• **TASK DETAILS**: Return every line below as is, leaving out the pictures.

• **GIVEN MATERIAL**:
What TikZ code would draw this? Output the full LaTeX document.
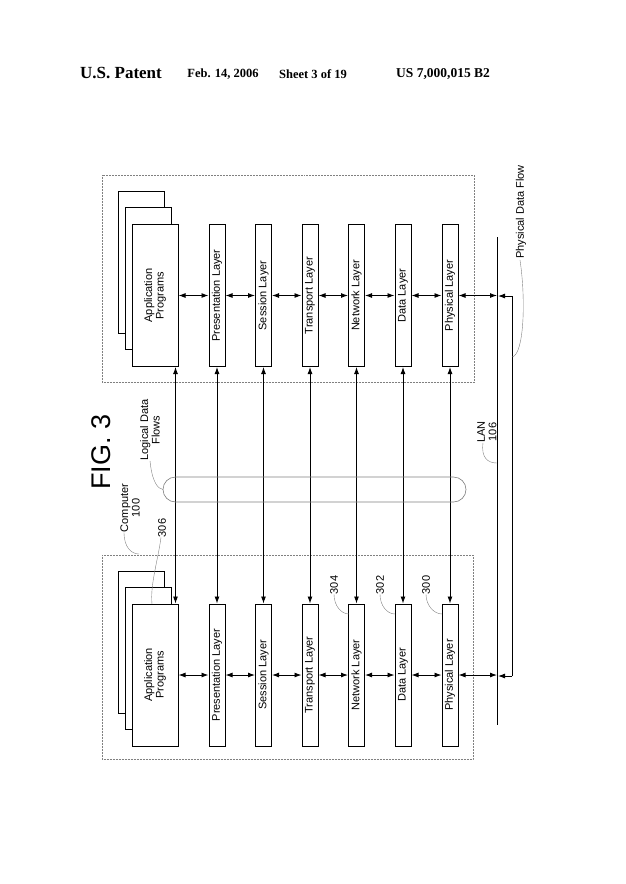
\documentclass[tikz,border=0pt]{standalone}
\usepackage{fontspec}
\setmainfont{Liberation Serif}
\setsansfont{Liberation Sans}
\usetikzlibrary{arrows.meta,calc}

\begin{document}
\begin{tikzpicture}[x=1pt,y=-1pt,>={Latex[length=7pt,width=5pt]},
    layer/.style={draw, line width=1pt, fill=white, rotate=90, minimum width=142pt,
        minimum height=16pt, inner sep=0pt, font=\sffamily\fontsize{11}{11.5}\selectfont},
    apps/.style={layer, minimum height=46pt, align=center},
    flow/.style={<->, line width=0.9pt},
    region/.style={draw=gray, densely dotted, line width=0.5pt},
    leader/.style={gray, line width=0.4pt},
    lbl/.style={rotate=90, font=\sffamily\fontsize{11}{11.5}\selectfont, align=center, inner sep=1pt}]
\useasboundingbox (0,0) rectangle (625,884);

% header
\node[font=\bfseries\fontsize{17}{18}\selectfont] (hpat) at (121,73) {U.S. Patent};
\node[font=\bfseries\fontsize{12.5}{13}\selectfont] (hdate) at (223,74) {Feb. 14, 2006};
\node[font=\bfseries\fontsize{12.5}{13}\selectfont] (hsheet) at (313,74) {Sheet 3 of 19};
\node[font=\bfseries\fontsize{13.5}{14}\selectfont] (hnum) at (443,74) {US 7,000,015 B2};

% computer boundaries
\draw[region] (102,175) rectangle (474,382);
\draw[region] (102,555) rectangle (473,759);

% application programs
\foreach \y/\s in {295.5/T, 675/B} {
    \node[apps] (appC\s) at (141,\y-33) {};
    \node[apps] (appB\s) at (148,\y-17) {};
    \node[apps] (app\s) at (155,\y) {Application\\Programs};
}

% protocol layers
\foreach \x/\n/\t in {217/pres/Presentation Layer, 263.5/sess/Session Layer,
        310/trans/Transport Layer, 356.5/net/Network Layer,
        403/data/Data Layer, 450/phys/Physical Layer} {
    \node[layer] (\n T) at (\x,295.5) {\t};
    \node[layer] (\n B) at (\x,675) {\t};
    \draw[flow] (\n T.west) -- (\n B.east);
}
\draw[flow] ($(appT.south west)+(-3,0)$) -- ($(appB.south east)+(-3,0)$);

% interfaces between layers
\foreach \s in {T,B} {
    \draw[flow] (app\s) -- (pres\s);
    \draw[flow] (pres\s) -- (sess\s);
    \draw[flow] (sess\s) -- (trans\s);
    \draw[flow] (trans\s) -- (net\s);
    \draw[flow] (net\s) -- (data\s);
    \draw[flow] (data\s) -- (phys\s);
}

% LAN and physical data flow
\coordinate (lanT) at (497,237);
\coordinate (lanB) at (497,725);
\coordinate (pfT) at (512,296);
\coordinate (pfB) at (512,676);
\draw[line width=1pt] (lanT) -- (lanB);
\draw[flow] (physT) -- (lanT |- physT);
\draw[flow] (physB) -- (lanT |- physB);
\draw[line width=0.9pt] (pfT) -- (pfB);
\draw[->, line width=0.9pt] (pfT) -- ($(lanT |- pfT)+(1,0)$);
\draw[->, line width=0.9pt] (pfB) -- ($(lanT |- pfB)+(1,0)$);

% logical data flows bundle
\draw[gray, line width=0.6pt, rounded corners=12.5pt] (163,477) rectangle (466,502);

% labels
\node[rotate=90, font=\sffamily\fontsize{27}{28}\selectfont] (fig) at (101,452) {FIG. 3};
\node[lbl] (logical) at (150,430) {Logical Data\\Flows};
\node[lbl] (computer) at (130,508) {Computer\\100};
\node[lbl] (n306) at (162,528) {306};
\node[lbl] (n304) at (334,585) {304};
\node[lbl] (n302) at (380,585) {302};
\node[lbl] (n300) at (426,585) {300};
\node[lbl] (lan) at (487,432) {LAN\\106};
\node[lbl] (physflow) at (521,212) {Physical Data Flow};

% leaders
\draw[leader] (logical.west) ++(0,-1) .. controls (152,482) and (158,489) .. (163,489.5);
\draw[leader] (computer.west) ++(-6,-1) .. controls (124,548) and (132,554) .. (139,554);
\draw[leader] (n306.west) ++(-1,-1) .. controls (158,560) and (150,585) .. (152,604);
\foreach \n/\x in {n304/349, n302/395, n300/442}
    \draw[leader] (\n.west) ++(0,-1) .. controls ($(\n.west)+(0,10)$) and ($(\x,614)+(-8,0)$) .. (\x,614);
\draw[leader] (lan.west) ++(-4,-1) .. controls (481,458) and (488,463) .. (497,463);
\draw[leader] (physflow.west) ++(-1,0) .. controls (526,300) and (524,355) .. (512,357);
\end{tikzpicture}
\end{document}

• **REPLY TO THE TASK**:
What TikZ code would draw this? Output the full LaTeX document.
\documentclass[tikz,border=0pt]{standalone}
\usepackage{fontspec}
\setmainfont{Liberation Serif}
\setsansfont{Liberation Sans}
\usetikzlibrary{arrows.meta,calc}

\begin{document}
\begin{tikzpicture}[x=1pt,y=-1pt,>={Latex[length=7pt,width=5pt]},
    layer/.style={draw, line width=1pt, fill=white, rotate=90, minimum width=142pt,
        minimum height=16pt, inner sep=0pt, font=\sffamily\fontsize{11}{11.5}\selectfont},
    apps/.style={layer, minimum height=46pt, align=center},
    flow/.style={<->, line width=0.9pt},
    region/.style={draw=gray, densely dotted, line width=0.5pt},
    leader/.style={gray, line width=0.4pt},
    lbl/.style={rotate=90, font=\sffamily\fontsize{11}{11.5}\selectfont, align=center, inner sep=1pt}]
\useasboundingbox (0,0) rectangle (625,884);

% header
\node[font=\bfseries\fontsize{17}{18}\selectfont] (hpat) at (121,73) {U.S. Patent};
\node[font=\bfseries\fontsize{12.5}{13}\selectfont] (hdate) at (223,74) {Feb. 14, 2006};
\node[font=\bfseries\fontsize{12.5}{13}\selectfont] (hsheet) at (313,74) {Sheet 3 of 19};
\node[font=\bfseries\fontsize{13.5}{14}\selectfont] (hnum) at (443,74) {US 7,000,015 B2};

% computer boundaries
\draw[region] (102,175) rectangle (474,382);
\draw[region] (102,555) rectangle (473,759);

% application programs
\foreach \y/\s in {295.5/T, 675/B} {
    \node[apps] (appC\s) at (141,\y-33) {};
    \node[apps] (appB\s) at (148,\y-17) {};
    \node[apps] (app\s) at (155,\y) {Application\\Programs};
}

% protocol layers
\foreach \x/\n/\t in {217/pres/Presentation Layer, 263.5/sess/Session Layer,
        310/trans/Transport Layer, 356.5/net/Network Layer,
        403/data/Data Layer, 450/phys/Physical Layer} {
    \node[layer] (\n T) at (\x,295.5) {\t};
    \node[layer] (\n B) at (\x,675) {\t};
    \draw[flow] (\n T.west) -- (\n B.east);
}
\draw[flow] ($(appT.south west)+(-3,0)$) -- ($(appB.south east)+(-3,0)$);

% interfaces between layers
\foreach \s in {T,B} {
    \draw[flow] (app\s) -- (pres\s);
    \draw[flow] (pres\s) -- (sess\s);
    \draw[flow] (sess\s) -- (trans\s);
    \draw[flow] (trans\s) -- (net\s);
    \draw[flow] (net\s) -- (data\s);
    \draw[flow] (data\s) -- (phys\s);
}

% LAN and physical data flow
\coordinate (lanT) at (497,237);
\coordinate (lanB) at (497,725);
\coordinate (pfT) at (512,296);
\coordinate (pfB) at (512,676);
\draw[line width=1pt] (lanT) -- (lanB);
\draw[flow] (physT) -- (lanT |- physT);
\draw[flow] (physB) -- (lanT |- physB);
\draw[line width=0.9pt] (pfT) -- (pfB);
\draw[->, line width=0.9pt] (pfT) -- ($(lanT |- pfT)+(1,0)$);
\draw[->, line width=0.9pt] (pfB) -- ($(lanT |- pfB)+(1,0)$);

% logical data flows bundle
\draw[gray, line width=0.6pt, rounded corners=12.5pt] (163,477) rectangle (466,502);

% labels
\node[rotate=90, font=\sffamily\fontsize{27}{28}\selectfont] (fig) at (101,452) {FIG. 3};
\node[lbl] (logical) at (150,430) {Logical Data\\Flows};
\node[lbl] (computer) at (130,508) {Computer\\100};
\node[lbl] (n306) at (162,528) {306};
\node[lbl] (n304) at (334,585) {304};
\node[lbl] (n302) at (380,585) {302};
\node[lbl] (n300) at (426,585) {300};
\node[lbl] (lan) at (487,432) {LAN\\106};
\node[lbl] (physflow) at (521,212) {Physical Data Flow};

% leaders
\draw[leader] (logical.west) ++(0,-1) .. controls (152,482) and (158,489) .. (163,489.5);
\draw[leader] (computer.west) ++(-6,-1) .. controls (124,548) and (132,554) .. (139,554);
\draw[leader] (n306.west) ++(-1,-1) .. controls (158,560) and (150,585) .. (152,604);
\foreach \n/\x in {n304/349, n302/395, n300/442}
    \draw[leader] (\n.west) ++(0,-1) .. controls ($(\n.west)+(0,10)$) and ($(\x,614)+(-8,0)$) .. (\x,614);
\draw[leader] (lan.west) ++(-4,-1) .. controls (481,458) and (488,463) .. (497,463);
\draw[leader] (physflow.west) ++(-1,0) .. controls (526,300) and (524,355) .. (512,357);
\end{tikzpicture}
\end{document}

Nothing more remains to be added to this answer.